Leveraging LLMs to Identify Engaging Positive Mental Health Messages on Social Media 

Introduction

Public health need

60 million U.S. adults experience mental illness annually

1 in 5 youth experience major depression; >50% untreated

Millions report suicidal ideation

Gap

Most research focuses on detection

Less focus on what makes content engaging

Objectives and Significance

Understand the content of social media posts related to mental health resilience then identify which mental health messages drive engagement and why.

Provide valuable guidance for designing effective health communication messages to improve resilience

Dataset

Source: Twitter/X (public posts)

Content: English-language tweets related to mental health resilience

Location: United States–based users

Timeframe: September 1, 2024 – December 1, 2025

Dataset size: ~100,000 tweets

Inclusion focus: resilience-related keywords, themes, and discourse

Methodology & Data Pipeline

Data: ~100k tweets → ~14.6k relevant (filtered)

Manual annotation:

500 tweets labeled for relevance + sentiment (double-coded)

Cohen’s κ used to ensure inter-rater reliability

Feature labeling:

250 relevant tweets annotated for content features

Guidelines refined iteratively; reliability re-evaluated

LLM classification:

Annotation rules converted into structured GPT prompts

Model validated on labeled data (F1 ≥ 0.70)

Scaling:

Applied LLM classification to ~14k tweets

Analysis pipeline:

BERTopic → theme discovery

Negative Binomial regression → engagement modeling

LLM Prompting

Used GPT prompting (zero-/few-shot) to classify content features

Model performance validated on labeled data

F1 ≥ 0.70 across all features

Results: Topic Modeling

BERTopic applied to ~14.6k relevant tweets to identify dominant themes across sentiment subsets

All tweets are highly concentrated

~99% in Support & Awareness

Positive tweets are more diverse

Mindfulness (37%), Recovery (33%), Support (29%)

Neutral tweets emphasize different content Support (42%), Stress (34%), Teletherapy (25%)

Results: Regression

Modeled engagement (likes) using a Negative Binomial regression

Inputs included:

  • Content features (storytelling, first-person, CTA, etc.)
  • Topic categories (BERTopic outputs) Structural features (length, emojis, links)

N = 13,807; Negative Binomial regression (likes)

Pseudo R² ≈ 0.04 → modest explanatory power (expected for social media data)

*Note that Model1 is our regression for tweets with a POSITIVE sentiment only

Key Results

First-person language and storytelling → higher engagement

Call-to-action (CTA) → positive effect on likes

Topic effects:

  • Recovery & mindfulness content tends to perform better than generic awareness
  • Structural features → weaker, inconsistent effects

Interpretation

  • Engagement is driven more by how content is written than just the topic
  • Narrative + personal framing makes content more relatable and engaging
  • Informational or generic posts less likely to drive interaction

Conclusion

Mental health discourse on social media is not uniform—it spans awareness, recovery, self-care, and service access.
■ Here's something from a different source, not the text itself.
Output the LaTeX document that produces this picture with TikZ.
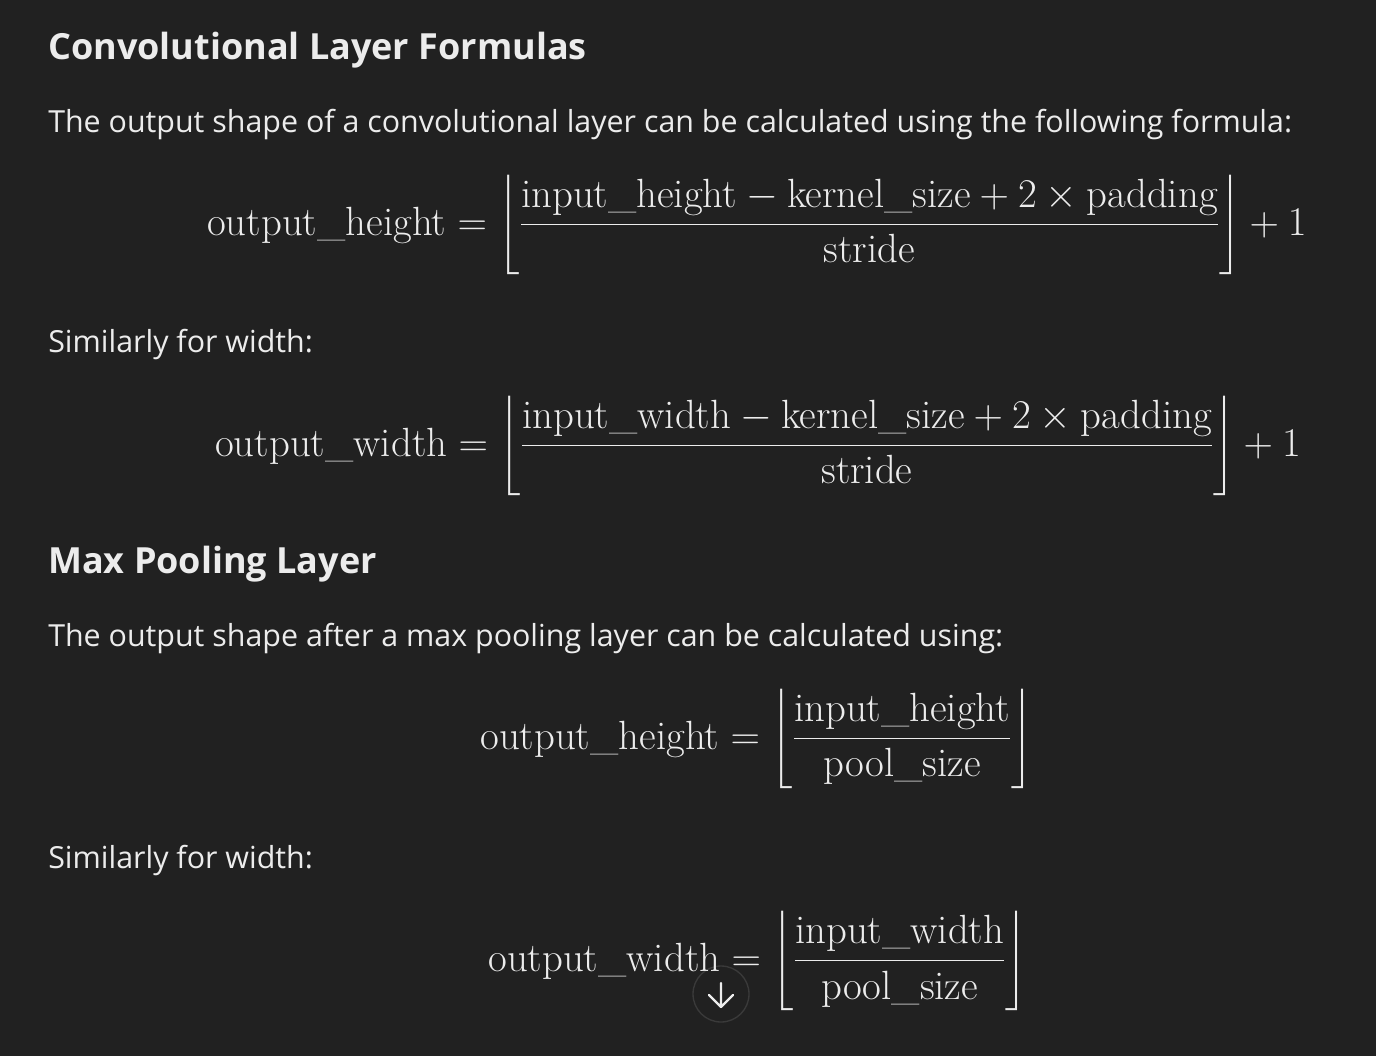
\documentclass[tikz,border=0pt]{standalone}
\usepackage{fix-cm}
\usepackage{amsmath}
\usepackage{fontspec}
\newfontfamily\uifont{Open Sans}
\definecolor{bg}{HTML}{212121}
\definecolor{fg}{HTML}{ECECEC}
\definecolor{ring}{HTML}{3A3A3A}
\tikzset{
  head/.style={anchor=base west, inner sep=0pt, text=fg, font=\uifont\fontsize{27}{32}\selectfont\bfseries},
  body/.style={anchor=base west, inner sep=0pt, text=fg, font=\uifont\fontsize{22.8}{27}\selectfont},
  eq/.style={anchor=base west, inner sep=0pt, text=fg, font=\fontsize{30.6}{36}\selectfont},
  btnring/.style={circle, draw=ring, line width=1pt, minimum size=56*0.75pt, inner sep=0pt},
  btnarrow/.style={fg, line width=1.7pt, line cap=round, line join=round},
}
\begin{document}
\begin{tikzpicture}[x=0.75pt,y=-0.75pt]
\fill[bg] (0,0) rectangle (1376,1056);
\useasboundingbox (0,0) rectangle (1376,1056);
\node[btnring] (btn) at (721,994) {};
\node[head] (h1) at (48,60) {Convolutional Layer Formulas};
\node[body] (t1) at (48,132) {The output shape of a convolutional layer can be calculated using the following formula:};
\node[eq] (e1) at (207,235) {$\displaystyle \text{output\_height} = \left\lfloor \frac{\text{input\_height} - \text{kernel\_size} + 2 \times \text{padding}}{\text{stride}} \right\rfloor + 1$};
\node[body] (t2) at (48,352) {Similarly for width:};
\node[eq] (e2) at (215,456) {$\displaystyle \text{output\_width} = \left\lfloor \frac{\text{input\_width} - \text{kernel\_size} + 2 \times \text{padding}}{\text{stride}} \right\rfloor + 1$};
\node[head] (h2) at (48,573) {Max Pooling Layer};
\node[body] (t3) at (48,646) {The output shape after a max pooling layer can be calculated using:};
\node[eq] (e3) at (480,749) {$\displaystyle \text{output\_height} = \left\lfloor \frac{\text{input\_height}}{\text{pool\_size}} \right\rfloor$};
\node[body] (t4) at (48,868) {Similarly for width:};
\node[eq] (e4) at (488,971) {$\displaystyle \text{output\_width} = \left\lfloor \frac{\text{input\_width}}{\text{pool\_size}} \right\rfloor$};
\begin{scope}[shift={(btn.center)}]
\draw[btnarrow] (0,-11) -- (0,13) (-12,1) -- (0,13) -- (12,1);
\end{scope}
\end{tikzpicture}
\end{document}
While overall conversation is dominated by general support language, engagement is driven more by how content is written than by topic alone. Posts that use personal, narrative-driven language and include clear calls to action tend to generate higher interaction. These findings suggest that effective mental health communication should prioritize relatability, storytelling, and actionable messaging.